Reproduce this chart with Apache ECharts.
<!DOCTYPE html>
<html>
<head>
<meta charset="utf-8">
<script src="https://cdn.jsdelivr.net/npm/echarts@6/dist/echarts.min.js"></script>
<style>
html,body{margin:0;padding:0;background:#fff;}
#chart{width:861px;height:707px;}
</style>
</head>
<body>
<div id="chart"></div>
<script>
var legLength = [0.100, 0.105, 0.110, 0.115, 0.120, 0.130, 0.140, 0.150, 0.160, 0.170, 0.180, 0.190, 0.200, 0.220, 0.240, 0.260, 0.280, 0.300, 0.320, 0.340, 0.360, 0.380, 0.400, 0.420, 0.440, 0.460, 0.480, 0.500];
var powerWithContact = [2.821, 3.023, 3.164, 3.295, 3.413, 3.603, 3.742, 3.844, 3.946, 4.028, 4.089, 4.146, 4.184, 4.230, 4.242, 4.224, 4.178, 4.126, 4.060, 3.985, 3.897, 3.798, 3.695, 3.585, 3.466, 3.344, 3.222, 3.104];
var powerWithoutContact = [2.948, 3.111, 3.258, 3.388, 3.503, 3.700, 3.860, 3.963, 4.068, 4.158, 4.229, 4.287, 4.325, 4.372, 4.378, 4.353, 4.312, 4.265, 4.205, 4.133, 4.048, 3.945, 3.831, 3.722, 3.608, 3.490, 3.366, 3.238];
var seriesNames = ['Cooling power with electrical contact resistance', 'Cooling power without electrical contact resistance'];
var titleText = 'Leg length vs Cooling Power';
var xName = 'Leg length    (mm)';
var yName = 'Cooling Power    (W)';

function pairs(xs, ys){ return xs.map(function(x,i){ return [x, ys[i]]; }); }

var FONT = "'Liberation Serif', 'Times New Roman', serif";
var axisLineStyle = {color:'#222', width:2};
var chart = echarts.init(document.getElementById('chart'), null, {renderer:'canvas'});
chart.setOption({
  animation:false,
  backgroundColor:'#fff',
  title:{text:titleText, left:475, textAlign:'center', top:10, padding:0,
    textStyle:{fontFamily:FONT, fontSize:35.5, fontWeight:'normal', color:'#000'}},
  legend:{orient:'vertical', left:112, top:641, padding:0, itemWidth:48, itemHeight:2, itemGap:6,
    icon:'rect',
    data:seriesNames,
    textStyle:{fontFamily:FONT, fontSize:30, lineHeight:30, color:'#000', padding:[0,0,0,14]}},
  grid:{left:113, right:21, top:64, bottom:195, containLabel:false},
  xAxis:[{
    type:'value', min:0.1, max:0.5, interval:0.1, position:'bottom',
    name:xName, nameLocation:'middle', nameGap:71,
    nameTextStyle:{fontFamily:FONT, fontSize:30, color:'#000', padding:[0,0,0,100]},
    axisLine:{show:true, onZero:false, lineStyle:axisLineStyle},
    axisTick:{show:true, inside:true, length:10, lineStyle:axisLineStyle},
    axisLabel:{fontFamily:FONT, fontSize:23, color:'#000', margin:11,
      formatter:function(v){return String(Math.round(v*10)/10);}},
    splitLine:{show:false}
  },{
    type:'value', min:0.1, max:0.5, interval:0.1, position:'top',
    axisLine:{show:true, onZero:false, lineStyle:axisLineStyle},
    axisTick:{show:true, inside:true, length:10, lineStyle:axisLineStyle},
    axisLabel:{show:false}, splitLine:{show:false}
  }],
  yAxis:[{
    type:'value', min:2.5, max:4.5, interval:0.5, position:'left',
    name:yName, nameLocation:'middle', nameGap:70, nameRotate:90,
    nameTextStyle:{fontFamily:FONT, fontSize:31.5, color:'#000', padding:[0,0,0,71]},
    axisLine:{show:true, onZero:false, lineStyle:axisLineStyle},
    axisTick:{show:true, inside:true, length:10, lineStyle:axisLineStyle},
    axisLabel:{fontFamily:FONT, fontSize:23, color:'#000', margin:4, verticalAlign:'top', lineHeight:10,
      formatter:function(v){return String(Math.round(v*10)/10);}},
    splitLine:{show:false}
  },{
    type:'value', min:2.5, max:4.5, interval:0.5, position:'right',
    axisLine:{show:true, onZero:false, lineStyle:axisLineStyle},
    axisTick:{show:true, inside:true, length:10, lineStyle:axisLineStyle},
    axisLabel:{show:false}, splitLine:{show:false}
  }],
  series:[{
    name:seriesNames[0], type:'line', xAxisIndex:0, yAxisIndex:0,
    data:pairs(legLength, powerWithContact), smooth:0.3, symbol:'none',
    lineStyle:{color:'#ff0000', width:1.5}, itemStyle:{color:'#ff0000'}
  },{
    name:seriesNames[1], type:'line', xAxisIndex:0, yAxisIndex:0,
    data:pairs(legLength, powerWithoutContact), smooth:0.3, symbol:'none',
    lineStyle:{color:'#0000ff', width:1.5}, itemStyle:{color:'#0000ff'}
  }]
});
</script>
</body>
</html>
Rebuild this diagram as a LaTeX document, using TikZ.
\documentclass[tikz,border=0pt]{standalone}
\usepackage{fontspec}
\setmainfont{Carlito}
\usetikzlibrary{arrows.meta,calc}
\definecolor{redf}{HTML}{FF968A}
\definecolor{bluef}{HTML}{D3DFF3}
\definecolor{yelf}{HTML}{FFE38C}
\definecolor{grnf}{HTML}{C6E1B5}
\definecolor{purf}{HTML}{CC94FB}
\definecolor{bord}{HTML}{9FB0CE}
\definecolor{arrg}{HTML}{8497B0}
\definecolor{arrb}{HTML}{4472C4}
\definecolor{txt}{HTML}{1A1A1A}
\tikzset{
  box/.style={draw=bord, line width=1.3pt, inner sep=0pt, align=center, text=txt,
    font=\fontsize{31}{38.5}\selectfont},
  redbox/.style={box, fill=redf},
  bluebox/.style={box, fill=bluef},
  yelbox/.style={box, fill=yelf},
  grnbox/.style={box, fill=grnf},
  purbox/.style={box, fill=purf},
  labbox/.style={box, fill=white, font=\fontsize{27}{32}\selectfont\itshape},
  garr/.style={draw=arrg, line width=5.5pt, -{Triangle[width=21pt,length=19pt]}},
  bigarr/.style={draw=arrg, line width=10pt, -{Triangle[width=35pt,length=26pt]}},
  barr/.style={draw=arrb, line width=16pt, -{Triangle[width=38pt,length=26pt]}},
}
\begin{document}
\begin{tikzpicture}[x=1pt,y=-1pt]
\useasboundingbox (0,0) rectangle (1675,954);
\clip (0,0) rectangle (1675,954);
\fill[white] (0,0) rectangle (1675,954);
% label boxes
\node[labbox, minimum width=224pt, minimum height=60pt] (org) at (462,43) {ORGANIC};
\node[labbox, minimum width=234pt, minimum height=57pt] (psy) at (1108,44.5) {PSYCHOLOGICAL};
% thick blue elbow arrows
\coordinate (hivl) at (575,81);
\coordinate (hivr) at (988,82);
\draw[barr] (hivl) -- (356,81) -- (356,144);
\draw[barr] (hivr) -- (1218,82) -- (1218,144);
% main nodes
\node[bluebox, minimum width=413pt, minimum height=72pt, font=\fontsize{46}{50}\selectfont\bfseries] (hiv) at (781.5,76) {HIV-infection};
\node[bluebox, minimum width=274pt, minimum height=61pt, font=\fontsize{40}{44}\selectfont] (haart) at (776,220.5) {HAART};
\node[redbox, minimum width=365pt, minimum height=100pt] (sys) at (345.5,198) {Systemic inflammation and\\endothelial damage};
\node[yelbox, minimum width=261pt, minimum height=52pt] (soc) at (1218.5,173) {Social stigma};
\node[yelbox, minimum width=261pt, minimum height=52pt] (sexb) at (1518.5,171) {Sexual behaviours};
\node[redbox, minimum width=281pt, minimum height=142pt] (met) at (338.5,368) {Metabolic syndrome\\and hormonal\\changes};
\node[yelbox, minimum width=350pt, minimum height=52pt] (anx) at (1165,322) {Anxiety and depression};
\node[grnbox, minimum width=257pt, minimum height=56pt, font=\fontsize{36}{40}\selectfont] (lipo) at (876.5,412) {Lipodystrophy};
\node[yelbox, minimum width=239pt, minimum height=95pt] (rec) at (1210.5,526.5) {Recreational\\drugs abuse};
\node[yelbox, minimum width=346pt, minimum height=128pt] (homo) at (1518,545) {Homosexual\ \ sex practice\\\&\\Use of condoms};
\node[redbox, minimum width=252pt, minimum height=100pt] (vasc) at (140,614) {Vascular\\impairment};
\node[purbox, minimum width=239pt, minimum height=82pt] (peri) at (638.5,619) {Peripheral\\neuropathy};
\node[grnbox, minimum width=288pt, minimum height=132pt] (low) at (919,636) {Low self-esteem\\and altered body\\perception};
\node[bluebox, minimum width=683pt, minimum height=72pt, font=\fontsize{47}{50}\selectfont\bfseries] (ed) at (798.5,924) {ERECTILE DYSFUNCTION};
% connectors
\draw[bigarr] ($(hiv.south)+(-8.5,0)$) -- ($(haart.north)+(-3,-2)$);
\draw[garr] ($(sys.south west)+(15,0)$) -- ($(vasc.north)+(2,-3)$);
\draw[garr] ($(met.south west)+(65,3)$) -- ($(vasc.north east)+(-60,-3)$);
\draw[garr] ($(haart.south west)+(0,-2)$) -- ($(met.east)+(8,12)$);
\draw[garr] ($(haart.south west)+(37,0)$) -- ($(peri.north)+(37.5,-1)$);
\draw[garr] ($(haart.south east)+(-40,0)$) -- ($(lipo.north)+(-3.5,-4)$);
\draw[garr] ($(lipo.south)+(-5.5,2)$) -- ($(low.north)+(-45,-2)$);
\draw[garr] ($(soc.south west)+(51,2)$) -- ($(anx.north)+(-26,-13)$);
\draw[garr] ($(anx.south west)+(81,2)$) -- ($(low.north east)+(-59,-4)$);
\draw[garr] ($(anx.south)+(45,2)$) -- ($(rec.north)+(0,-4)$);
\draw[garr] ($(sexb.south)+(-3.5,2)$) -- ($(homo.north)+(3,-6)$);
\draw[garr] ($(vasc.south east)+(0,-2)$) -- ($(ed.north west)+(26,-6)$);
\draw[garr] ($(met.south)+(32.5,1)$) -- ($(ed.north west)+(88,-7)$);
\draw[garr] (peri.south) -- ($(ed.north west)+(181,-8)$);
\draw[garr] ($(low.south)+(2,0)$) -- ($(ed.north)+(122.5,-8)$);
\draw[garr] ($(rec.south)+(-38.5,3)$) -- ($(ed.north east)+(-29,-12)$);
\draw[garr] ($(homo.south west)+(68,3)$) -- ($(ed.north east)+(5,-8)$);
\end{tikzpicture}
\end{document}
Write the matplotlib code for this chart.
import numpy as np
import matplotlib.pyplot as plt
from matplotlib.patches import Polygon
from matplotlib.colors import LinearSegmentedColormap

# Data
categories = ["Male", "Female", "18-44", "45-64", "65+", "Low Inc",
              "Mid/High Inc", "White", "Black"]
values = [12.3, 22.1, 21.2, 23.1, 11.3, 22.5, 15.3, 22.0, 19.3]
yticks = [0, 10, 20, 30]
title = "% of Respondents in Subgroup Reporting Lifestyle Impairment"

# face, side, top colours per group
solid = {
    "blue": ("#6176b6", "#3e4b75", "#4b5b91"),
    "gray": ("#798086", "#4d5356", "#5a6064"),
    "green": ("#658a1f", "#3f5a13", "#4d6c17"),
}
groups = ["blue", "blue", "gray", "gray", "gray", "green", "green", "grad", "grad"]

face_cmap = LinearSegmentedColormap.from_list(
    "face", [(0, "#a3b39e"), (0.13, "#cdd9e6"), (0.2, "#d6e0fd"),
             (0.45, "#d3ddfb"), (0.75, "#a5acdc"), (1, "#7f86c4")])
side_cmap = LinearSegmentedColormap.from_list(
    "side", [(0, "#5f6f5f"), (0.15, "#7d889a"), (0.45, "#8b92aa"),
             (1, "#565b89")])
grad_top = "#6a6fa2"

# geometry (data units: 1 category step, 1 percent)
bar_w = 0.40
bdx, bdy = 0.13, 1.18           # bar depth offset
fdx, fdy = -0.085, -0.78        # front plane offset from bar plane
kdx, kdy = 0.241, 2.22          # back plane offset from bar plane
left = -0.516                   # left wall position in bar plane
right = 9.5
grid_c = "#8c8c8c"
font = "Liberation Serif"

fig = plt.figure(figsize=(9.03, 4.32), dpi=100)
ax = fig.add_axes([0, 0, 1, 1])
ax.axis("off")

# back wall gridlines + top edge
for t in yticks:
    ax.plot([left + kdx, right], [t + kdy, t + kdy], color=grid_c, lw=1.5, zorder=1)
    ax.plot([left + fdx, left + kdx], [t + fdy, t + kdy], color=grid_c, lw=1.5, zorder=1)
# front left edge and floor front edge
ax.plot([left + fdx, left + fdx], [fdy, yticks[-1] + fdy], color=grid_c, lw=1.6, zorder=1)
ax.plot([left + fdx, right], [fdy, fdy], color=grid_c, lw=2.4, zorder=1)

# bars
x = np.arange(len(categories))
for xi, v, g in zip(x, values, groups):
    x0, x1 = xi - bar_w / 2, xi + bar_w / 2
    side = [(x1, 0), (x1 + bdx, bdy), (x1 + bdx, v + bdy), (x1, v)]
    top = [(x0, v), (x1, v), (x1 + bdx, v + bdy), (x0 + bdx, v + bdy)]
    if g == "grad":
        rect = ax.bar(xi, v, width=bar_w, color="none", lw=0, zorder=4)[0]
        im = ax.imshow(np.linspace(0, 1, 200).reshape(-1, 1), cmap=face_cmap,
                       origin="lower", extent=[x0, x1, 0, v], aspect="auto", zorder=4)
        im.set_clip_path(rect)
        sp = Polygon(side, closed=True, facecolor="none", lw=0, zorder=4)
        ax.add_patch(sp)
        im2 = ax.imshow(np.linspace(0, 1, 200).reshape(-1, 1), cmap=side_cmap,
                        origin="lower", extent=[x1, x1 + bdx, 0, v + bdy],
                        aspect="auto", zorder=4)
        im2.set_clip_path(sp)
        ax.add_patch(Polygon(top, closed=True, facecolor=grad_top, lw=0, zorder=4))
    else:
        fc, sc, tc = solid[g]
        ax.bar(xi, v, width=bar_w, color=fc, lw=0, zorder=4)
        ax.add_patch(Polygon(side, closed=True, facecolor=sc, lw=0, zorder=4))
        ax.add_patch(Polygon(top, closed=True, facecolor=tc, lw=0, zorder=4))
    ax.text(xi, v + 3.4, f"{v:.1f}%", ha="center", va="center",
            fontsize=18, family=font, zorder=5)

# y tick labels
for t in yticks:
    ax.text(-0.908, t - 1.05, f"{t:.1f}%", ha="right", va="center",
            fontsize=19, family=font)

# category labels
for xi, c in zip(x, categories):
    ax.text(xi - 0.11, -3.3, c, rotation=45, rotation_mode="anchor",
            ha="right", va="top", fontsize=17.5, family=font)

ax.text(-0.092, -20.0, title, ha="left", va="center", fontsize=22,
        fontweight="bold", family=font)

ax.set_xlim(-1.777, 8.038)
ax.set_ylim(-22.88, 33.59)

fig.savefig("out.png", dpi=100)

▸ **Exercise brief**
Return exactly the lines from the beginning of the data above through the one containing "return [x, ys[i]];", please. Include both end lines and add nothing else.

▸ **Expected answer**
Reproduce this chart with Apache ECharts.
<!DOCTYPE html>
<html>
<head>
<meta charset="utf-8">
<script src="https://cdn.jsdelivr.net/npm/echarts@6/dist/echarts.min.js"></script>
<style>
html,body{margin:0;padding:0;background:#fff;}
#chart{width:861px;height:707px;}
</style>
</head>
<body>
<div id="chart"></div>
<script>
var legLength = [0.100, 0.105, 0.110, 0.115, 0.120, 0.130, 0.140, 0.150, 0.160, 0.170, 0.180, 0.190, 0.200, 0.220, 0.240, 0.260, 0.280, 0.300, 0.320, 0.340, 0.360, 0.380, 0.400, 0.420, 0.440, 0.460, 0.480, 0.500];
var powerWithContact = [2.821, 3.023, 3.164, 3.295, 3.413, 3.603, 3.742, 3.844, 3.946, 4.028, 4.089, 4.146, 4.184, 4.230, 4.242, 4.224, 4.178, 4.126, 4.060, 3.985, 3.897, 3.798, 3.695, 3.585, 3.466, 3.344, 3.222, 3.104];
var powerWithoutContact = [2.948, 3.111, 3.258, 3.388, 3.503, 3.700, 3.860, 3.963, 4.068, 4.158, 4.229, 4.287, 4.325, 4.372, 4.378, 4.353, 4.312, 4.265, 4.205, 4.133, 4.048, 3.945, 3.831, 3.722, 3.608, 3.490, 3.366, 3.238];
var seriesNames = ['Cooling power with electrical contact resistance', 'Cooling power without electrical contact resistance'];
var titleText = 'Leg length vs Cooling Power';
var xName = 'Leg length    (mm)';
var yName = 'Cooling Power    (W)';

function pairs(xs, ys){ return xs.map(function(x,i){ return [x, ys[i]]; }); }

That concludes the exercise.